§ **Provided data**:
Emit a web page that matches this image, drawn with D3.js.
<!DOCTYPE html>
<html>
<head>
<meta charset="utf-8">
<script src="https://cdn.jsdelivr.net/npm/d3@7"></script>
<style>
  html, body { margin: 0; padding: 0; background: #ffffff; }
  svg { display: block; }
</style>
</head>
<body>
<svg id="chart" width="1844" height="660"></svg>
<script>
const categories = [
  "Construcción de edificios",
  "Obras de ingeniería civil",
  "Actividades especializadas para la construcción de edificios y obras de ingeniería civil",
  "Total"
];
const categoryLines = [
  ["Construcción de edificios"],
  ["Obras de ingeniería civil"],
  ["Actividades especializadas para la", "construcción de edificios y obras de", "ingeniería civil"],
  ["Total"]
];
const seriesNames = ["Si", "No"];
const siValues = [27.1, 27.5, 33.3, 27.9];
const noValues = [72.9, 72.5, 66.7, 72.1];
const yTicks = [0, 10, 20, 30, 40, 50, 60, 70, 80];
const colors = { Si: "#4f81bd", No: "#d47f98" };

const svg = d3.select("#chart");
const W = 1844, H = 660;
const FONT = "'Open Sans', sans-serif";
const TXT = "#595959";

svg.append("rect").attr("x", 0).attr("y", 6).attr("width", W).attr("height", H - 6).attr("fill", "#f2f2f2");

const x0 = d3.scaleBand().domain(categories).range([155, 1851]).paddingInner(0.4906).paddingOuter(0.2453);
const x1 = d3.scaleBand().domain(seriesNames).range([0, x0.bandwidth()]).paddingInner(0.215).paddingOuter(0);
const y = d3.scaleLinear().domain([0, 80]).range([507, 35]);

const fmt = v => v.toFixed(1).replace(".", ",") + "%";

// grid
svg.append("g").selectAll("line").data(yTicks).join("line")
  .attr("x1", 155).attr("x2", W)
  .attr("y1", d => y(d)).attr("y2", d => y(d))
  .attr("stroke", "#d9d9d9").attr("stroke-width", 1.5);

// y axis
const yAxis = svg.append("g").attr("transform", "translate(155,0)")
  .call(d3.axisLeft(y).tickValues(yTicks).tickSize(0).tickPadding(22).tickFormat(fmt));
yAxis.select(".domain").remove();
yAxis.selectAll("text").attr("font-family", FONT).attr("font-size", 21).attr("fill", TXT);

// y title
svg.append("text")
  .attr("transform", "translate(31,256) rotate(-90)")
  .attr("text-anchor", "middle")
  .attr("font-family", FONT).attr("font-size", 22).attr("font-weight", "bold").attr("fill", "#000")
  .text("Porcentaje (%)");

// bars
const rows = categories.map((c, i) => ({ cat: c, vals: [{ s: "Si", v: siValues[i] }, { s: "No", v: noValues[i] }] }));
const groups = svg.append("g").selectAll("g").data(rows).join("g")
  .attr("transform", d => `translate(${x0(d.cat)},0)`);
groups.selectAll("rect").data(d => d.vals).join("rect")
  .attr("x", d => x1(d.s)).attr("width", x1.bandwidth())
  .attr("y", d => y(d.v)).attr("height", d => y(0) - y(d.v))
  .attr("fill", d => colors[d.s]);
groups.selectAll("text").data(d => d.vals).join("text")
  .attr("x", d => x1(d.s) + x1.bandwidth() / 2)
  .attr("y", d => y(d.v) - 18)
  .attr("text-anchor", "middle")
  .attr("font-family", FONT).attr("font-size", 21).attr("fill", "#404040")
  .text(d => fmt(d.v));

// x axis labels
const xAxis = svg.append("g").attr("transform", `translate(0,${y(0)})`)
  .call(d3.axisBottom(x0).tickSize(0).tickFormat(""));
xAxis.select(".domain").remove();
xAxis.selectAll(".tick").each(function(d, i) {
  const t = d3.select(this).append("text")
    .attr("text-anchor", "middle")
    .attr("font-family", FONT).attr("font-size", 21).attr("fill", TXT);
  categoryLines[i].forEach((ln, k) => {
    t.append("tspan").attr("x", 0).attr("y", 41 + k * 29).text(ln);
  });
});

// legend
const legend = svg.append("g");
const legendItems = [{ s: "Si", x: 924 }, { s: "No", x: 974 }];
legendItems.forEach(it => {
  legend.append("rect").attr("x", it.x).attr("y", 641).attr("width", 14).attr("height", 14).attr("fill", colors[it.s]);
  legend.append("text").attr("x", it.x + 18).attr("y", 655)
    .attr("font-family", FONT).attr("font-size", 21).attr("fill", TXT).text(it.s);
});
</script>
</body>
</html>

§ **Description of the task**: Transcribe the entire listing above precisely.

§ **Finished answer**:
Emit a web page that matches this image, drawn with D3.js.
<!DOCTYPE html>
<html>
<head>
<meta charset="utf-8">
<script src="https://cdn.jsdelivr.net/npm/d3@7"></script>
<style>
  html, body { margin: 0; padding: 0; background: #ffffff; }
  svg { display: block; }
</style>
</head>
<body>
<svg id="chart" width="1844" height="660"></svg>
<script>
const categories = [
  "Construcción de edificios",
  "Obras de ingeniería civil",
  "Actividades especializadas para la construcción de edificios y obras de ingeniería civil",
  "Total"
];
const categoryLines = [
  ["Construcción de edificios"],
  ["Obras de ingeniería civil"],
  ["Actividades especializadas para la", "construcción de edificios y obras de", "ingeniería civil"],
  ["Total"]
];
const seriesNames = ["Si", "No"];
const siValues = [27.1, 27.5, 33.3, 27.9];
const noValues = [72.9, 72.5, 66.7, 72.1];
const yTicks = [0, 10, 20, 30, 40, 50, 60, 70, 80];
const colors = { Si: "#4f81bd", No: "#d47f98" };

const svg = d3.select("#chart");
const W = 1844, H = 660;
const FONT = "'Open Sans', sans-serif";
const TXT = "#595959";

svg.append("rect").attr("x", 0).attr("y", 6).attr("width", W).attr("height", H - 6).attr("fill", "#f2f2f2");

const x0 = d3.scaleBand().domain(categories).range([155, 1851]).paddingInner(0.4906).paddingOuter(0.2453);
const x1 = d3.scaleBand().domain(seriesNames).range([0, x0.bandwidth()]).paddingInner(0.215).paddingOuter(0);
const y = d3.scaleLinear().domain([0, 80]).range([507, 35]);

const fmt = v => v.toFixed(1).replace(".", ",") + "%";

// grid
svg.append("g").selectAll("line").data(yTicks).join("line")
  .attr("x1", 155).attr("x2", W)
  .attr("y1", d => y(d)).attr("y2", d => y(d))
  .attr("stroke", "#d9d9d9").attr("stroke-width", 1.5);

// y axis
const yAxis = svg.append("g").attr("transform", "translate(155,0)")
  .call(d3.axisLeft(y).tickValues(yTicks).tickSize(0).tickPadding(22).tickFormat(fmt));
yAxis.select(".domain").remove();
yAxis.selectAll("text").attr("font-family", FONT).attr("font-size", 21).attr("fill", TXT);

// y title
svg.append("text")
  .attr("transform", "translate(31,256) rotate(-90)")
  .attr("text-anchor", "middle")
  .attr("font-family", FONT).attr("font-size", 22).attr("font-weight", "bold").attr("fill", "#000")
  .text("Porcentaje (%)");

// bars
const rows = categories.map((c, i) => ({ cat: c, vals: [{ s: "Si", v: siValues[i] }, { s: "No", v: noValues[i] }] }));
const groups = svg.append("g").selectAll("g").data(rows).join("g")
  .attr("transform", d => `translate(${x0(d.cat)},0)`);
groups.selectAll("rect").data(d => d.vals).join("rect")
  .attr("x", d => x1(d.s)).attr("width", x1.bandwidth())
  .attr("y", d => y(d.v)).attr("height", d => y(0) - y(d.v))
  .attr("fill", d => colors[d.s]);
groups.selectAll("text").data(d => d.vals).join("text")
  .attr("x", d => x1(d.s) + x1.bandwidth() / 2)
  .attr("y", d => y(d.v) - 18)
  .attr("text-anchor", "middle")
  .attr("font-family", FONT).attr("font-size", 21).attr("fill", "#404040")
  .text(d => fmt(d.v));

// x axis labels
const xAxis = svg.append("g").attr("transform", `translate(0,${y(0)})`)
  .call(d3.axisBottom(x0).tickSize(0).tickFormat(""));
xAxis.select(".domain").remove();
xAxis.selectAll(".tick").each(function(d, i) {
  const t = d3.select(this).append("text")
    .attr("text-anchor", "middle")
    .attr("font-family", FONT).attr("font-size", 21).attr("fill", TXT);
  categoryLines[i].forEach((ln, k) => {
    t.append("tspan").attr("x", 0).attr("y", 41 + k * 29).text(ln);
  });
});

// legend
const legend = svg.append("g");
const legendItems = [{ s: "Si", x: 924 }, { s: "No", x: 974 }];
legendItems.forEach(it => {
  legend.append("rect").attr("x", it.x).attr("y", 641).attr("width", 14).attr("height", 14).attr("fill", colors[it.s]);
  legend.append("text").attr("x", it.x + 18).attr("y", 655)
    .attr("font-family", FONT).attr("font-size", 21).attr("fill", TXT).text(it.s);
});
</script>
</body>
</html>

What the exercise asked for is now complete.